▶ **Task instructions**:
Reproduce the listing exactly and skip over any pictures.

▶ **Information shown**:
· · · · ·

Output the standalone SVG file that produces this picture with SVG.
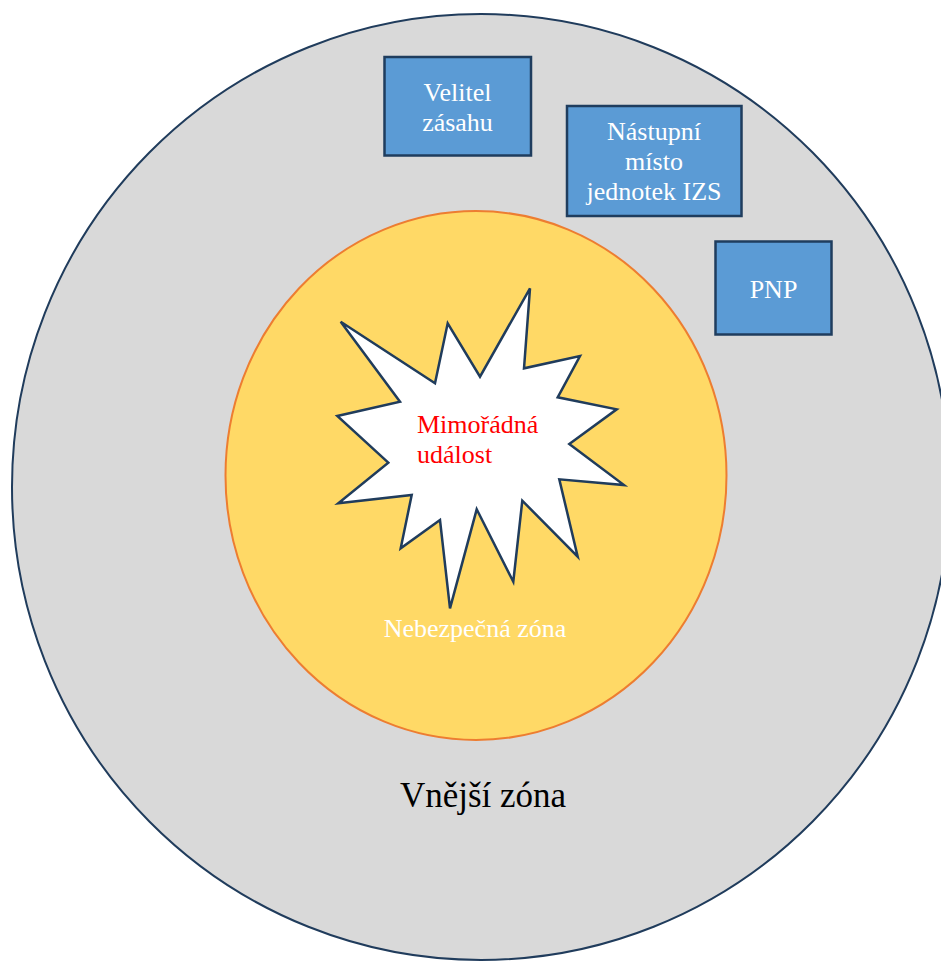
<svg xmlns="http://www.w3.org/2000/svg" width="941" height="962" viewBox="0 0 941 962">
<style>
.box{fill:#5B9BD5;stroke:#1F3D5E;stroke-width:2.5}
.t{font-family:"Liberation Serif","Times New Roman",serif;font-size:26px}
.w{fill:#FFFFFF}
</style>
<rect width="941" height="962" fill="#FFFFFF"/>
<g id="outer-zone">
<ellipse cx="481" cy="487" rx="469" ry="473" fill="#D9D9D9" stroke="#203C5C" stroke-width="2"/>
<text class="t" x="483" y="807" text-anchor="middle" style="font-size:35px" fill="#000000">Vnější zóna</text>
</g>
<g id="danger-zone">
<ellipse cx="476" cy="475.5" rx="250.5" ry="264.5" fill="#FFD966" stroke="#ED7D31" stroke-width="2"/>
<text class="t w" x="475" y="637" text-anchor="middle">Nebezpečná zóna</text>
</g>
<g id="event">
<polygon points="340.7,321.7 435,383.3 447.7,323.3 480,376.7 530,288.3 524,368.3 580,356 557.7,397.3 616.7,409.3 569.3,444 624,485 559.3,479.3 577.7,556.7 522.3,500.7 513.3,581.7 476.7,509.3 450,608.3 440,520 400.7,548.3 411.7,495 338.3,503.3 388.3,462.7 337.3,416 400,401.7" fill="#FFFFFF" stroke="#203C5C" stroke-width="2.5" stroke-linejoin="miter"/>
<text class="t" x="417" y="433" fill="#FF0000">Mimořádná</text>
<text class="t" x="417" y="463" fill="#FF0000">událost</text>
</g>
<g id="velitel">
<rect class="box" x="384.5" y="57" width="146.5" height="98.5"/>
<text class="t w" x="457.5" y="101" text-anchor="middle">Velitel</text>
<text class="t w" x="457.5" y="131" text-anchor="middle">zásahu</text>
</g>
<g id="nastupni">
<rect class="box" x="567" y="106" width="174.5" height="110"/>
<text class="t w" x="654" y="140" text-anchor="middle">Nástupní</text>
<text class="t w" x="654" y="170" text-anchor="middle">místo</text>
<text class="t w" x="654" y="200" text-anchor="middle">jednotek IZS</text>
</g>
<g id="pnp">
<rect class="box" x="715.5" y="241.5" width="116" height="93"/>
<text class="t w" x="773.5" y="298" text-anchor="middle">PNP</text>
</g>
<g id="connectors"/>
</svg>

· · · · ·

▶ **Final answer**:
Output the standalone SVG file that produces this picture with SVG.
<svg xmlns="http://www.w3.org/2000/svg" width="941" height="962" viewBox="0 0 941 962">
<style>
.box{fill:#5B9BD5;stroke:#1F3D5E;stroke-width:2.5}
.t{font-family:"Liberation Serif","Times New Roman",serif;font-size:26px}
.w{fill:#FFFFFF}
</style>
<rect width="941" height="962" fill="#FFFFFF"/>
<g id="outer-zone">
<ellipse cx="481" cy="487" rx="469" ry="473" fill="#D9D9D9" stroke="#203C5C" stroke-width="2"/>
<text class="t" x="483" y="807" text-anchor="middle" style="font-size:35px" fill="#000000">Vnější zóna</text>
</g>
<g id="danger-zone">
<ellipse cx="476" cy="475.5" rx="250.5" ry="264.5" fill="#FFD966" stroke="#ED7D31" stroke-width="2"/>
<text class="t w" x="475" y="637" text-anchor="middle">Nebezpečná zóna</text>
</g>
<g id="event">
<polygon points="340.7,321.7 435,383.3 447.7,323.3 480,376.7 530,288.3 524,368.3 580,356 557.7,397.3 616.7,409.3 569.3,444 624,485 559.3,479.3 577.7,556.7 522.3,500.7 513.3,581.7 476.7,509.3 450,608.3 440,520 400.7,548.3 411.7,495 338.3,503.3 388.3,462.7 337.3,416 400,401.7" fill="#FFFFFF" stroke="#203C5C" stroke-width="2.5" stroke-linejoin="miter"/>
<text class="t" x="417" y="433" fill="#FF0000">Mimořádná</text>
<text class="t" x="417" y="463" fill="#FF0000">událost</text>
</g>
<g id="velitel">
<rect class="box" x="384.5" y="57" width="146.5" height="98.5"/>
<text class="t w" x="457.5" y="101" text-anchor="middle">Velitel</text>
<text class="t w" x="457.5" y="131" text-anchor="middle">zásahu</text>
</g>
<g id="nastupni">
<rect class="box" x="567" y="106" width="174.5" height="110"/>
<text class="t w" x="654" y="140" text-anchor="middle">Nástupní</text>
<text class="t w" x="654" y="170" text-anchor="middle">místo</text>
<text class="t w" x="654" y="200" text-anchor="middle">jednotek IZS</text>
</g>
<g id="pnp">
<rect class="box" x="715.5" y="241.5" width="116" height="93"/>
<text class="t w" x="773.5" y="298" text-anchor="middle">PNP</text>
</g>
<g id="connectors"/>
</svg>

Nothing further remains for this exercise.